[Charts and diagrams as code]

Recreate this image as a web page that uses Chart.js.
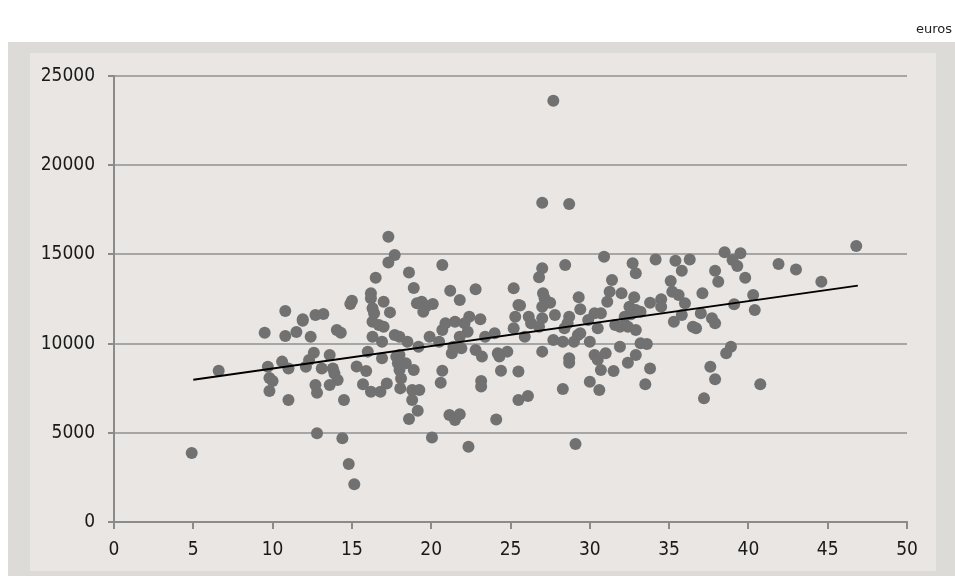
<!DOCTYPE html>
<html>
<head>
<meta charset="utf-8">
<script src="https://cdn.jsdelivr.net/npm/chart.js@4.4.0/dist/chart.umd.min.js"></script>
<style>
  body { margin: 0; background: #fff; }
  #wrap { position: relative; width: 955px; height: 576px; }
  #unit { position: absolute; right: 3px; top: 21px; font: 13px "DejaVu Sans", sans-serif; color: #222; }
</style>
</head>
<body>
<div id="wrap">
  <canvas id="chart" width="955" height="576"></canvas>
  <div id="unit">euros</div>
</div>
<script>
const xValues = [
  4.9, 6.6, 9.5, 10.8, 11.5, 11.9, 12.4, 9.7, 9.8, 10.0, 9.8, 10.6, 11.0, 11.0, 12.1, 12.3, 12.6, 12.7, 12.8, 12.8,
  10.8, 11.9, 12.7, 17.3, 17.7, 17.3, 16.5, 18.6, 18.9, 20.7, 21.2, 21.8, 22.8, 25.2, 25.5, 25.3, 25.2, 16.2, 16.2, 16.3,
  16.4, 16.3, 16.7, 17.0, 17.0, 17.4, 14.9, 15.0, 13.2, 14.05, 14.3, 13.6, 16.3, 16.9, 17.7, 18.0, 18.5, 19.2, 19.1, 19.4,
  19.7, 20.1, 19.5, 19.9, 20.5, 20.9, 21.5, 22.1, 22.4, 22.3, 21.8, 20.7, 23.1, 23.4, 24.0, 22.8, 21.3, 24.2, 24.8, 16.0,
  18.0, 13.1, 13.8, 13.9, 14.1, 13.6, 14.5, 14.4, 14.8, 15.15, 15.3, 15.9, 15.7, 16.2, 16.8, 17.2, 16.9, 17.8, 18.0, 18.1,
  18.05, 17.9, 18.4, 18.9, 18.8, 19.25, 18.8, 19.15, 18.6, 20.05, 20.7, 20.6, 21.4, 21.9, 21.15, 21.5, 21.8, 22.35, 23.15, 23.15,
  23.2, 24.3, 24.4, 24.1, 25.5, 25.5, 27.7, 27.0, 28.7, 30.9, 34.15, 35.4, 36.3, 35.8, 32.7, 32.9, 28.45, 27.0, 26.8, 37.9,
  38.1, 35.1, 31.4, 35.2, 35.6, 36.0, 37.1, 27.05, 27.15, 27.5, 27.0, 29.3, 31.25, 32.0, 31.1, 32.8, 33.8, 34.5, 34.5, 25.6,
  26.15, 26.3, 27.0, 27.8, 28.7, 29.4, 30.3, 30.7, 32.5, 32.9, 32.6, 33.2, 32.2, 26.8, 28.4, 28.6, 29.9, 30.5, 31.6, 31.9,
  32.4, 32.9, 35.8, 35.3, 36.5, 36.7, 37.0, 37.7, 37.9, 25.9, 27.7, 28.3, 29.25, 30.0, 31.9, 33.2, 33.6, 31.0, 27.0, 30.3,
  32.9, 28.7, 26.1, 28.7, 28.3, 29.1, 30.5, 30.7, 30.0, 30.6, 31.5, 32.4, 33.8, 33.5, 37.6, 37.9, 37.2, 29.4, 29.0, 46.8,
  38.5, 39.5, 39.0, 39.3, 39.8, 41.9, 43.0, 44.6, 40.3, 40.4, 39.1, 38.9, 38.6, 40.75
];
const yValues = [
  3870, 8480, 10610, 10420, 10650, 11280, 10390, 8700, 8070, 7900, 7340, 8990, 8610, 6840, 8700, 9080, 9490, 7680, 7250, 4970,
  11830, 11360, 11600, 15990, 14960, 14550, 13690, 13990, 13110, 14400, 12960, 12440, 13040, 13100, 12160, 11500, 10860, 12820, 12540, 11980,
  11700, 11230, 11040, 10950, 12350, 11750, 12220, 12400, 11660, 10760, 10610, 9360, 10390, 10110, 10480, 10390, 10110, 9830, 12260, 12350,
  12110, 12220, 11790, 10390, 10110, 11140, 11230, 11140, 11510, 10670, 10390, 10760, 11360, 10390, 10580, 9640, 9460, 9460, 9550, 9550,
  9360, 8600, 8610, 8330, 7960, 7680, 6840, 4690, 3250, 2110, 8710, 8460, 7720, 7300, 7300, 7770, 9180, 9270, 8520, 8050,
  7490, 8900, 8900, 8520, 7400, 7400, 6840, 6240, 5770, 4730, 8480, 7810, 9830, 9740, 6000, 5720, 6040, 4220, 7900, 7590,
  9270, 9270, 8480, 5750, 8430, 6840, 23610, 17900, 17820, 14870, 14720, 14650, 14720, 14090, 14500, 13940, 14400, 14220, 13720, 14090,
  13470, 13510, 13560, 12910, 12720, 12260, 12820, 12820, 12540, 12290, 12070, 12600, 12910, 12820, 12350, 12600, 12290, 12480, 12070, 12130,
  11510, 11140, 11420, 11600, 11510, 11920, 11700, 11700, 12070, 11880, 11650, 11790, 11510, 10950, 10860, 11140, 11320, 10860, 11040, 10950,
  10950, 10760, 11600, 11230, 10950, 10860, 11700, 11420, 11140, 10390, 10200, 10110, 10480, 10110, 9830, 10020, 9980, 9460, 9550, 9360,
  9360, 9180, 7060, 8930, 7450, 4370, 9100, 8520, 7860, 7400, 8460, 8930, 8610, 7720, 8700, 8000, 6930, 10580, 10110, 15470,
  15120, 15060, 14690, 14350, 13690, 14460, 14160, 13470, 12720, 11880, 12200, 9830, 9460, 7720
];
// fitted trend line end points
const trendX = [5, 46.9];
const trendY = [7980, 13250];

const xTicks = { min: 0, max: 50, step: 5 };
const yTicks = { min: 0, max: 25000, step: 5000 };

const points = xValues.map((x, i) => ({ x, y: yValues[i] }));
const trend = trendX.map((x, i) => ({ x, y: trendY[i] }));

const tickFont = { family: '"Liberation Sans Narrow", "DejaVu Sans Condensed", "Liberation Sans", sans-serif', size: 19 };
const axisGray = '#8b8b8b';

const panelBackground = {
  id: 'panelBackground',
  beforeDraw (chart) {
    const ctx = chart.ctx;
    ctx.save();
    ctx.fillStyle = '#dddbd7';
    ctx.fillRect(8, 42, 947, 534);
    ctx.fillStyle = '#e9e6e3';
    ctx.fillRect(30, 53, 906, 518);
    ctx.restore();
  },
};

new Chart(document.getElementById('chart').getContext('2d'), {
  type: 'scatter',
  data: {
    datasets: [{
      type: 'line',
      data: trend,
      borderColor: '#000',
      borderWidth: 2,
      pointRadius: 0,
      order: 0,
    }, {
      data: points,
      backgroundColor: '#717171',
      borderWidth: 0,
      pointRadius: 6,
      order: 1,
    }],
  },
  options: {
    responsive: false,
    devicePixelRatio: 1,
    animation: false,
    layout: { padding: { top: 76, right: 48, left: 0, bottom: 0 } },
    plugins: {
      legend: { display: false },
      tooltip: { enabled: false },
    },
    scales: {
      x: {
        type: 'linear',
        min: xTicks.min,
        max: xTicks.max,
        afterFit: s => { s.height = 54 },
        ticks: { stepSize: xTicks.step, color: '#1a1a1a', font: tickFont, padding: 10, callback: v => v },
        grid: { drawOnChartArea: false, drawTicks: true, tickLength: 7, color: axisGray, lineWidth: 2 },
        border: { color: axisGray, width: 2 },
      },
      y: {
        min: yTicks.min,
        max: yTicks.max,
        afterFit: s => { s.width = 114 },
        ticks: { stepSize: yTicks.step, color: '#1a1a1a', font: tickFont, padding: 13, callback: v => v },
        grid: { color: '#a6a6a6', lineWidth: 2, tickLength: 6, tickColor: axisGray },
        border: { color: axisGray, width: 2 },
      },
    },
  },
  plugins: [panelBackground],
})
</script>
</body>
</html>
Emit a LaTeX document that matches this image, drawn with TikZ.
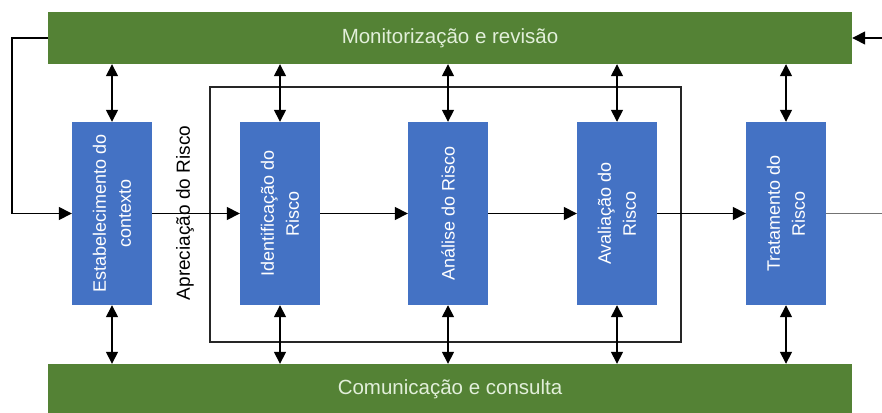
\documentclass[tikz,border=0pt]{standalone}
\usepackage{fontspec}
\setmainfont{Liberation Sans}
\usetikzlibrary{arrows.meta}

\definecolor{bargreen}{HTML}{548235}
\definecolor{boxblue}{HTML}{4472C4}
\definecolor{bartext}{HTML}{E2EFDA}

\begin{document}
\begin{tikzpicture}[x=1pt, y=-1pt]
    % Define styles
    \tikzset{
        barbox/.style={fill=bargreen, minimum width=804pt, minimum height=52pt, inner sep=0pt, text=bartext, font=\fontsize{20.5}{24}\selectfont},
        riskbox/.style={fill=boxblue, minimum width=80pt, minimum height=183pt, inner sep=0pt},
        risktext/.style={rotate=90, text=white, align=center, font=\fontsize{18}{25}\selectfont},
        groupbox/.style={draw=black!85, line width=2pt, minimum width=471pt, minimum height=255pt, inner sep=0pt},
        flowarrow/.style={-{Triangle[length=13pt, width=13pt]}, line width=1.5pt},
        dblarrow/.style={{Triangle[length=12pt, width=12pt]}-{Triangle[length=12pt, width=12pt]}, line width=1.5pt}
    }
    \useasboundingbox (0,0) rectangle (882,412);

    % Monitoring and communication bars
    \node[barbox] (monitor) at (450,38) {Monitorização e revisão};
    \node[barbox, minimum height=50pt] (comm) at (450,389) {Comunicação e consulta};

    % Risk assessment frame
    \node[groupbox] (aprec) at (445.5,214.5) {};
    \node[rotate=90, font=\fontsize{19}{23}\selectfont] (apreclabel) at (185,213) {Apreciação do Risco};

    % Process boxes
    \node[riskbox] (ctx) at (112,213.5) {};
    \node[riskbox] (ident) at (280,213.5) {};
    \node[riskbox] (anal) at (448,213.5) {};
    \node[riskbox] (aval) at (617,213.5) {};
    \node[riskbox] (trat) at (786,213.5) {};

    % Box texts
    \node[risktext] (ctxtext) at (ctx) {Estabelecimento do\\contexto};
    \node[risktext] (identtext) at (ident) {Identificação do\\Risco};
    \node[risktext] (analtext) at (anal) {Análise do Risco};
    \node[risktext] (avaltext) at (aval) {Avaliação do\\Risco};
    \node[risktext] (trattext) at (trat) {Tratamento do\\Risco};

    % Main flow
    \draw[flowarrow] (ctx) -- (ident);
    \draw[flowarrow] (ident) -- (anal);
    \draw[flowarrow] (anal) -- (aval);
    \draw[flowarrow] (aval) -- (trat);

    % Feedback loops
    \coordinate (fbleft) at (12,213.5);
    \coordinate (fbright) at (884,213.5);
    \draw[line width=1.5pt] (monitor.west) -| (fbleft);
    \draw[flowarrow] (fbleft) -- (ctx.west);
    \draw[line width=1.5pt, black!55] (trat.east) -- (fbright);
    \draw[flowarrow] (fbright) |- (monitor.east);

    % Links to monitoring and communication
    \foreach \b in {ctx, ident, anal, aval, trat} {
        \draw[dblarrow] (monitor.south -| \b.north) -- (\b.north);
        \draw[dblarrow] (\b.south) -- (comm.north -| \b.south);
    }
\end{tikzpicture}
\end{document}
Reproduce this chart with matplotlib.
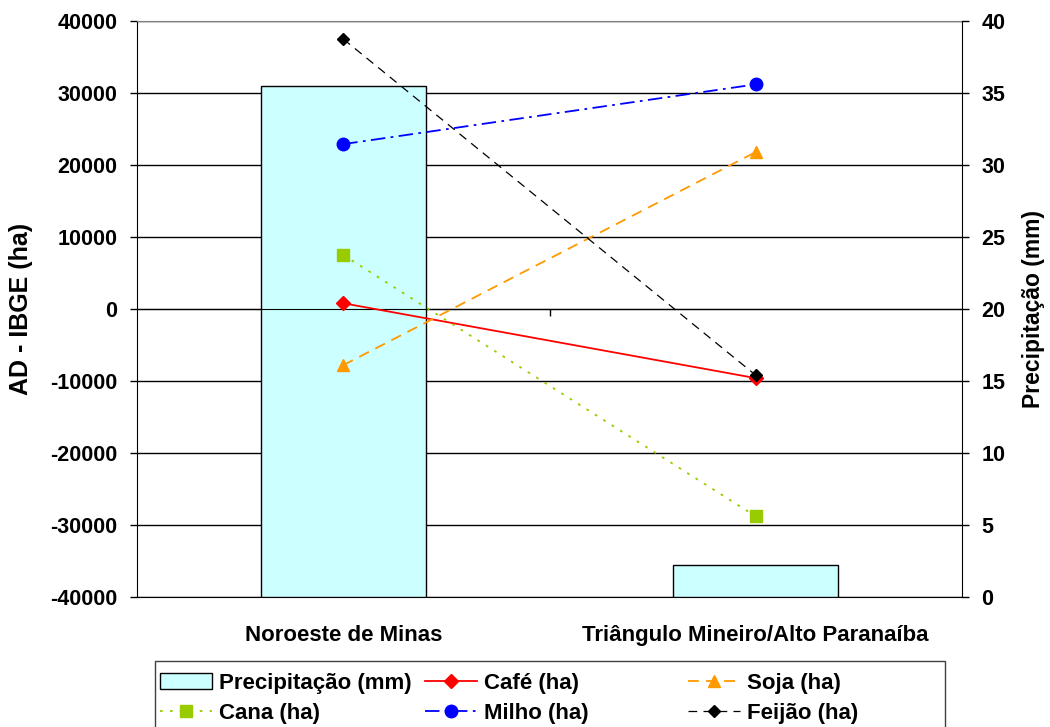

- _INSTRUCTIONS FOR THE TASK_:
Which lines of the data include "that"? Copy each of them.

- _CORRECT OUTPUT_:
Recreate this image as a web page that uses Chart.js.
Emit a LaTeX document that matches this image, drawn with TikZ.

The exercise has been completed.